If you’re a fan of high fashion, Balenciaga has been on your radar for years. The brand was founded in 1919 by Spanish designer, Cristóbal Balenciaga. Based in Paris, the luxury fashion house is currently run by creative director Demna Gvasalia, who also founded the fairly new French design collective Vetements. The fashion-driven season three of FX’s American Horror Story paid a. . . special tribute to the brand when the witch Myrtle Snow screams “Balenciaaaggggaaaaa!” as her last word before being burned at the stake. It’s a deliciously horrifying and funny moment that encompasses the effects luxury brands can have on pop culture, celebrities, and filmmaking. But what about the other way around?

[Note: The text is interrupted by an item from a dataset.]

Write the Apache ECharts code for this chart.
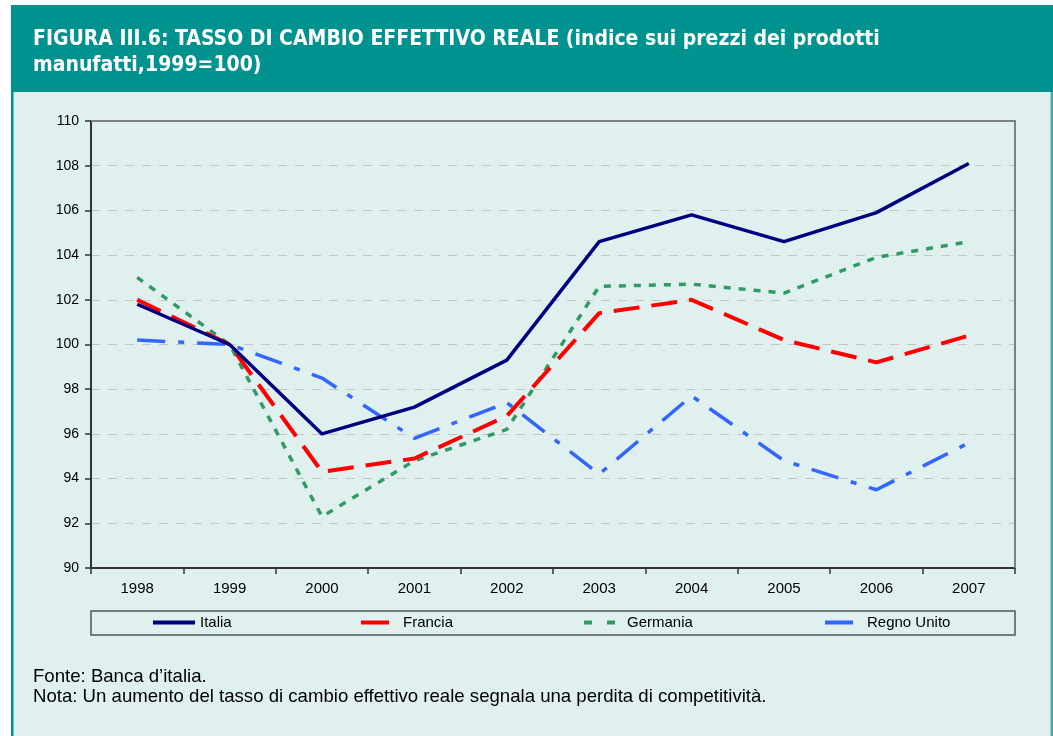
<!DOCTYPE html>
<html>
<head>
<meta charset="utf-8">
<script src="https://cdn.jsdelivr.net/npm/echarts@6/dist/echarts.min.js"></script>
<style>
html,body{margin:0;padding:0;background:#ffffff;}
#chart{width:1053px;height:736px;}
</style>
</head>
<body>
<div id="chart"></div>
<script>
const years = ['1998','1999','2000','2001','2002','2003','2004','2005','2006','2007'];
const italia   = [101.8, 100.0, 96.0, 97.2, 99.3, 104.6, 105.8, 104.6, 105.9, 108.1];
const francia  = [102.0, 100.0, 94.3, 94.9, 96.8, 101.4, 102.0, 100.2, 99.2, 100.4];
const germania = [103.0, 100.0, 92.3, 94.8, 96.2, 102.6, 102.7, 102.3, 103.9, 104.6];
const regno    = [100.2, 100.0, 98.5, 95.8, 97.4, 94.2, 97.7, 94.8, 93.5, 95.6];
const seriesNames = ['Italia','Francia','Germania','Regno Unito'];
const titleText = 'FIGURA III.6: TASSO DI CAMBIO EFFETTIVO REALE (indice sui prezzi dei prodotti\nmanufatti,1999=100)';
const noteText = 'Fonte: Banca d\u2019italia.\nNota: Un aumento del tasso di cambio effettivo reale segnala una perdita di competitività.';

const TEAL = '#00928f';
const BG = '#dff0ef';
const FONT = '"Liberation Sans", Arial, sans-serif';
const COLORS = ['#000080', '#ff0000', '#339966', '#3366ff'];

const chart = echarts.init(document.getElementById('chart'), null, {renderer:'canvas'});

function legendFor(idx, left, width, pad, lineType){
  return {
    data:[seriesNames[idx]],
    left:left, top:615,
    itemWidth:width, itemHeight:12,
    padding:0,
    textStyle:{fontFamily:FONT, fontSize:15, color:'#000', padding:[0,0,0,pad]},
    itemStyle:{opacity:0},
    lineStyle:{type:lineType, width:4, color:COLORS[idx], opacity:1},
    selectedMode:false
  };
}

const option = {
  backgroundColor: '#ffffff',
  animation:false,
  graphic:[
    {type:'rect', shape:{x:11,y:5,width:1042,height:87}, style:{fill:TEAL}, z:-10, silent:true},
    {type:'rect', shape:{x:11,y:92,width:1042,height:644}, style:{fill:BG}, z:-10, silent:true},
    {type:'rect', shape:{x:11,y:92,width:2.5,height:644}, style:{fill:TEAL}, z:-9, silent:true},
    {type:'rect', shape:{x:1050.5,y:92,width:2.5,height:644}, style:{fill:'#3fb0ad'}, z:-9, silent:true},
    {type:'rect', shape:{x:91,y:611,width:924,height:24}, style:{fill:'none', stroke:'#555555', lineWidth:1.5}, z:-5, silent:true},
    {type:'polyline', shape:{points:[[91,121],[1015,121],[1015,568]]}, style:{fill:'none', stroke:'#808080', lineWidth:2}, z:1, silent:true}
  ],
  title:[
    {text:titleText, left:33, top:27, padding:0,
     textStyle:{color:'#ffffff', fontFamily:'"DejaVu Sans Condensed","DejaVu Sans", sans-serif', fontWeight:'bold', fontSize:21, lineHeight:25.5}},
    {text:noteText, left:33, top:667, padding:0,
     textStyle:{color:'#000000', fontFamily:FONT, fontWeight:'normal', fontSize:18.6, lineHeight:20}}
  ],
  legend:[
    legendFor(0, 151, 42, 0, 'solid'),
    legendFor(1, 359, 28, 9, 'solid'),
    legendFor(2, 582, 31, 7, [8,15]),
    legendFor(3, 823, 28, 9, 'solid')
  ],
  grid:{left:91, right:38, top:121, bottom:168, show:false},
  xAxis:{
    type:'category', data:years, boundaryGap:true,
    axisLine:{lineStyle:{color:'#333333', width:2}},
    axisTick:{show:true, inside:false, length:6, lineStyle:{color:'#333333', width:1.5}, alignWithLabel:false},
    axisLabel:{color:'#000', fontFamily:FONT, fontSize:15, margin:13}
  },
  yAxis:{
    type:'value', min:90, max:110, interval:2,
    axisLine:{show:true, lineStyle:{color:'#333333', width:2}},
    axisTick:{show:true, length:6, lineStyle:{color:'#333333', width:1.5}},
    axisLabel:{color:'#000', fontFamily:FONT, fontSize:14, margin:12},
    splitLine:{show:true, lineStyle:{color:'#c4c4c4', type:[9,8], width:1}}
  },
  series:[
    {name:'Italia', type:'line', data:italia, symbol:'none', z:5,
     lineStyle:{color:COLORS[0], width:3.5, type:'solid'}, itemStyle:{color:COLORS[0]}},
    {name:'Francia', type:'line', data:francia, symbol:'none', z:4,
     lineStyle:{color:COLORS[1], width:4, type:[26,12]}, itemStyle:{color:COLORS[1]}},
    {name:'Germania', type:'line', data:germania, symbol:'none', z:3,
     lineStyle:{color:COLORS[2], width:3.5, type:[7,8]}, itemStyle:{color:COLORS[2]}},
    {name:'Regno Unito', type:'line', data:regno, symbol:'none', z:2,
     lineStyle:{color:COLORS[3], width:3.5, type:[28,13,6,13]}, itemStyle:{color:COLORS[3]}}
  ]
};
chart.setOption(option);
</script>
</body>
</html>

Gvasalia is one of the only designers today that truly understands internet culture, and the huge impact it can have on the fashion industry—for better or worse. An article from Highsnobiety notes that Gvasalia’s vision for Balenciaga and Vetements both have minimalist, nuanced elements that are a reflection of how we communicate online. Youth wear and street style are two of the biggest influences in recent Balenciaga and Vetements collections.
With New York Fashion Week starting on February 8, Balenciaga has dropped their SS18 campaign photos on their Instagram for all to see. Thanks to social media, some Balenciaga pieces are majorly mainstream, and even getting replicated by mass market brands. By using images and references that are widely known and talked about online, Balenciaga’s ads don’t feel like ads, but rather another piece of photography that we’d see in our daily scrolls. Accompanied by bodyguards, paparazzi, and camera flashes, the new campaign looks like it could be straight from the pages of a celebrity tabloid.
Recognizability is arguably the biggest benefit a brand can have. While Balenciaga is a bonafide luxury fashion house, their logo and name may not be as widely known as Chanel, Louis Vuitton, or Gucci. Gvasalia has taken the issue of recognizability and turned it into a strength. By using motifs from the likes of Bernie Sanders’ presidential campaign, and Ikea’s iconic blue bags, Balenciaga uses a certain irony that works so well with internet and meme culture, it’s readily accepted as cool.
The self-aware mockery of Gvasalia’s designs turn luxury into tongue-and-cheek metaphysical statements. Remember when Crocs were a thing? Balenciaga happens to have a Crocs collab in their SS18 lineup. Remember in 2017 when people were making their own clothing pieces from Ikea bags? We have Gvasalia to thank for that. Logo-driven fashion is all the hype right now. Think of youth wear brands like Supreme, Champion, and Off-White whose logos indicate status, and hold a certain cool factor both online and in real life.
Balenciaga’s latest pieces lack a large logo, but their campaigns blast BALENCIAGA in large font across the photos. Somehow this isn’t obnoxious, but actually irresistible to look at. It goes back to the idea that the pictures seem like something you could have viewed already. One might think the bags, pants, and coats that are being advertised take a back seat in such a bold photo. Won’t people be more focused on the model being snapped by paparazzi? The fact is, because photos like this have circulated pop culture since the beginning of magazines, the unusual feature of BALENCIAGA in front draws attention to the clothes.
The seemingly effortless cool that Balenciaga exudes is highly sought after in the fashion industry. Of course, the “effortless” part of each campaign is anything but. Every decision behind an ad is thoroughly thought out and purposefully made. The recent designs from Balenciaga incorporate healthy doses of irony, self awareness, and pop culture references to create hype-able, fun pieces. Is this genius? Yes. Will it incentivize me to buy $850 platform Crocs? Definitely not.